Instructions for the task
Retype the material below. Keep every word exactly as it is.

>>>

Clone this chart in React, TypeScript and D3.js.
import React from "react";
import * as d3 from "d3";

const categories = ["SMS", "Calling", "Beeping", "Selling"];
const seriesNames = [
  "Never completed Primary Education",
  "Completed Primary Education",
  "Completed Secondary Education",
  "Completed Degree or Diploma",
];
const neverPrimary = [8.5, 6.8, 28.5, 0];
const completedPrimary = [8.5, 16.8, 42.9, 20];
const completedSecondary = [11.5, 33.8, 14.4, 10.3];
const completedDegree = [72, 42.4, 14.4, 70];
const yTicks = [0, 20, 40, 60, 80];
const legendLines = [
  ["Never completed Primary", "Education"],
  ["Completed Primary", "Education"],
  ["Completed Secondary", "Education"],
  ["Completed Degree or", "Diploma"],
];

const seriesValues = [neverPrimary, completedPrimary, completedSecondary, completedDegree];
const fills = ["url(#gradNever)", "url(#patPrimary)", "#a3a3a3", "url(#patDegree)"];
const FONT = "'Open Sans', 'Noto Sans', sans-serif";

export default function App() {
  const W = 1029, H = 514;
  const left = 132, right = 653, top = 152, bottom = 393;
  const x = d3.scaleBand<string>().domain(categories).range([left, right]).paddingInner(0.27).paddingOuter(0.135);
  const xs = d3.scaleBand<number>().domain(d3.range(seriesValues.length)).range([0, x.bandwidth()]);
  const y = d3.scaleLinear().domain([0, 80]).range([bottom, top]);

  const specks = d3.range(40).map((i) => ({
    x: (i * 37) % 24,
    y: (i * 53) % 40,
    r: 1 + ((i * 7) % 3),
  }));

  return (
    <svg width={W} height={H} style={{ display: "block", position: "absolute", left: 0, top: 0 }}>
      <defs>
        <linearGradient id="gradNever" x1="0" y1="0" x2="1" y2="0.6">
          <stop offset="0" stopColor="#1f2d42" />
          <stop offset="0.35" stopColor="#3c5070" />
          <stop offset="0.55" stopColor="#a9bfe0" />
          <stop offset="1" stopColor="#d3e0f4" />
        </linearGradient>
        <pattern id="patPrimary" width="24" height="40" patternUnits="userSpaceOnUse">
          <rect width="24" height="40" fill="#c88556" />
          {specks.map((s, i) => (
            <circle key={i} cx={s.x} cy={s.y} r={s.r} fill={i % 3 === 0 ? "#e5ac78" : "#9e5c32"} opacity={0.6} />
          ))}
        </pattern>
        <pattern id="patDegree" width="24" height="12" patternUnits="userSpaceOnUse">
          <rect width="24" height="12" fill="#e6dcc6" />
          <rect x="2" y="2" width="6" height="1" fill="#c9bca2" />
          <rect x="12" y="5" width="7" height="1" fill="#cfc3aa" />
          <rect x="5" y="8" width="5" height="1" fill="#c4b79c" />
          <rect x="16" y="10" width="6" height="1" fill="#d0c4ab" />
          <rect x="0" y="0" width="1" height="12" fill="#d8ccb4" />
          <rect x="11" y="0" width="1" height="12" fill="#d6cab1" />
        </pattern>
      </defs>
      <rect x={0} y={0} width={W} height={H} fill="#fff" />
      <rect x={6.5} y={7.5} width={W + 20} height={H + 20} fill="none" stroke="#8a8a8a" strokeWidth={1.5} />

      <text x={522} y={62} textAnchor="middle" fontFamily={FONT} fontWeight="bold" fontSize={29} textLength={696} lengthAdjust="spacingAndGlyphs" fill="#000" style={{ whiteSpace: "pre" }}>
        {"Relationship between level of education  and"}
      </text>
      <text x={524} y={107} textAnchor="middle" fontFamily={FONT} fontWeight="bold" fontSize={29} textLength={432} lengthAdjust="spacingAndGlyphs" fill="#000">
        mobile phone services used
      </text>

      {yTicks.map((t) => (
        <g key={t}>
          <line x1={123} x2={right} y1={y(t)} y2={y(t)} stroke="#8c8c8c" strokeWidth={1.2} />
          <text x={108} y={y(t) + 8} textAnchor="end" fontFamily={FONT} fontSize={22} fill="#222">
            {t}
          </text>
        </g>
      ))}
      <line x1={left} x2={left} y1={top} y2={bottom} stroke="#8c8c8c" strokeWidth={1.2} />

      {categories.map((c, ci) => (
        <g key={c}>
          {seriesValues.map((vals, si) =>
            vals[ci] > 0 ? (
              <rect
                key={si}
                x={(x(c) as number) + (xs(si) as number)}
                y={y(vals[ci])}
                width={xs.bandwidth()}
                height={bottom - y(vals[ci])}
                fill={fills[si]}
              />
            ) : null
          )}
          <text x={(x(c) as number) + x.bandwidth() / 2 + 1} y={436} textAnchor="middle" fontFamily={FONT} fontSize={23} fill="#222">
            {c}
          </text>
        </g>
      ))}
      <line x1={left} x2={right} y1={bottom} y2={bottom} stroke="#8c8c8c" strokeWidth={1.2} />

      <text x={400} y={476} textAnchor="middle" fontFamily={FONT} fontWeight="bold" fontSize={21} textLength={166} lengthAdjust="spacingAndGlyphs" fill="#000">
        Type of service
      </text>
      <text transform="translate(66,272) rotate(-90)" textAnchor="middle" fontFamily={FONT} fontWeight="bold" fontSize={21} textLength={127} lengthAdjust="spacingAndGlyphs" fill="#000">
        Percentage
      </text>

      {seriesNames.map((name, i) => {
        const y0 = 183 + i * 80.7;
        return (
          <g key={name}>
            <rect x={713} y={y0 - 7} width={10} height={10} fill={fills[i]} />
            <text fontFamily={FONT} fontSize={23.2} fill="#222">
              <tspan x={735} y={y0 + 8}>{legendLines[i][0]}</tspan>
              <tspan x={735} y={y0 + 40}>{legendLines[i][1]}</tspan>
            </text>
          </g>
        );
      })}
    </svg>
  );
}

<<<

Expected output
Clone this chart in React, TypeScript and D3.js.
import React from "react";
import * as d3 from "d3";

const categories = ["SMS", "Calling", "Beeping", "Selling"];
const seriesNames = [
  "Never completed Primary Education",
  "Completed Primary Education",
  "Completed Secondary Education",
  "Completed Degree or Diploma",
];
const neverPrimary = [8.5, 6.8, 28.5, 0];
const completedPrimary = [8.5, 16.8, 42.9, 20];
const completedSecondary = [11.5, 33.8, 14.4, 10.3];
const completedDegree = [72, 42.4, 14.4, 70];
const yTicks = [0, 20, 40, 60, 80];
const legendLines = [
  ["Never completed Primary", "Education"],
  ["Completed Primary", "Education"],
  ["Completed Secondary", "Education"],
  ["Completed Degree or", "Diploma"],
];

const seriesValues = [neverPrimary, completedPrimary, completedSecondary, completedDegree];
const fills = ["url(#gradNever)", "url(#patPrimary)", "#a3a3a3", "url(#patDegree)"];
const FONT = "'Open Sans', 'Noto Sans', sans-serif";

export default function App() {
  const W = 1029, H = 514;
  const left = 132, right = 653, top = 152, bottom = 393;
  const x = d3.scaleBand<string>().domain(categories).range([left, right]).paddingInner(0.27).paddingOuter(0.135);
  const xs = d3.scaleBand<number>().domain(d3.range(seriesValues.length)).range([0, x.bandwidth()]);
  const y = d3.scaleLinear().domain([0, 80]).range([bottom, top]);

  const specks = d3.range(40).map((i) => ({
    x: (i * 37) % 24,
    y: (i * 53) % 40,
    r: 1 + ((i * 7) % 3),
  }));

  return (
    <svg width={W} height={H} style={{ display: "block", position: "absolute", left: 0, top: 0 }}>
      <defs>
        <linearGradient id="gradNever" x1="0" y1="0" x2="1" y2="0.6">
          <stop offset="0" stopColor="#1f2d42" />
          <stop offset="0.35" stopColor="#3c5070" />
          <stop offset="0.55" stopColor="#a9bfe0" />
          <stop offset="1" stopColor="#d3e0f4" />
        </linearGradient>
        <pattern id="patPrimary" width="24" height="40" patternUnits="userSpaceOnUse">
          <rect width="24" height="40" fill="#c88556" />
          {specks.map((s, i) => (
            <circle key={i} cx={s.x} cy={s.y} r={s.r} fill={i % 3 === 0 ? "#e5ac78" : "#9e5c32"} opacity={0.6} />
          ))}
        </pattern>
        <pattern id="patDegree" width="24" height="12" patternUnits="userSpaceOnUse">
          <rect width="24" height="12" fill="#e6dcc6" />
          <rect x="2" y="2" width="6" height="1" fill="#c9bca2" />
          <rect x="12" y="5" width="7" height="1" fill="#cfc3aa" />
          <rect x="5" y="8" width="5" height="1" fill="#c4b79c" />
          <rect x="16" y="10" width="6" height="1" fill="#d0c4ab" />
          <rect x="0" y="0" width="1" height="12" fill="#d8ccb4" />
          <rect x="11" y="0" width="1" height="12" fill="#d6cab1" />
        </pattern>
      </defs>
      <rect x={0} y={0} width={W} height={H} fill="#fff" />
      <rect x={6.5} y={7.5} width={W + 20} height={H + 20} fill="none" stroke="#8a8a8a" strokeWidth={1.5} />

      <text x={522} y={62} textAnchor="middle" fontFamily={FONT} fontWeight="bold" fontSize={29} textLength={696} lengthAdjust="spacingAndGlyphs" fill="#000" style={{ whiteSpace: "pre" }}>
        {"Relationship between level of education  and"}
      </text>
      <text x={524} y={107} textAnchor="middle" fontFamily={FONT} fontWeight="bold" fontSize={29} textLength={432} lengthAdjust="spacingAndGlyphs" fill="#000">
        mobile phone services used
      </text>

      {yTicks.map((t) => (
        <g key={t}>
          <line x1={123} x2={right} y1={y(t)} y2={y(t)} stroke="#8c8c8c" strokeWidth={1.2} />
          <text x={108} y={y(t) + 8} textAnchor="end" fontFamily={FONT} fontSize={22} fill="#222">
            {t}
          </text>
        </g>
      ))}
      <line x1={left} x2={left} y1={top} y2={bottom} stroke="#8c8c8c" strokeWidth={1.2} />

      {categories.map((c, ci) => (
        <g key={c}>
          {seriesValues.map((vals, si) =>
            vals[ci] > 0 ? (
              <rect
                key={si}
                x={(x(c) as number) + (xs(si) as number)}
                y={y(vals[ci])}
                width={xs.bandwidth()}
                height={bottom - y(vals[ci])}
                fill={fills[si]}
              />
            ) : null
          )}
          <text x={(x(c) as number) + x.bandwidth() / 2 + 1} y={436} textAnchor="middle" fontFamily={FONT} fontSize={23} fill="#222">
            {c}
          </text>
        </g>
      ))}
      <line x1={left} x2={right} y1={bottom} y2={bottom} stroke="#8c8c8c" strokeWidth={1.2} />

      <text x={400} y={476} textAnchor="middle" fontFamily={FONT} fontWeight="bold" fontSize={21} textLength={166} lengthAdjust="spacingAndGlyphs" fill="#000">
        Type of service
      </text>
      <text transform="translate(66,272) rotate(-90)" textAnchor="middle" fontFamily={FONT} fontWeight="bold" fontSize={21} textLength={127} lengthAdjust="spacingAndGlyphs" fill="#000">
        Percentage
      </text>

      {seriesNames.map((name, i) => {
        const y0 = 183 + i * 80.7;
        return (
          <g key={name}>
            <rect x={713} y={y0 - 7} width={10} height={10} fill={fills[i]} />
            <text fontFamily={FONT} fontSize={23.2} fill="#222">
              <tspan x={735} y={y0 + 8}>{legendLines[i][0]}</tspan>
              <tspan x={735} y={y0 + 40}>{legendLines[i][1]}</tspan>
            </text>
          </g>
        );
      })}
    </svg>
  );
}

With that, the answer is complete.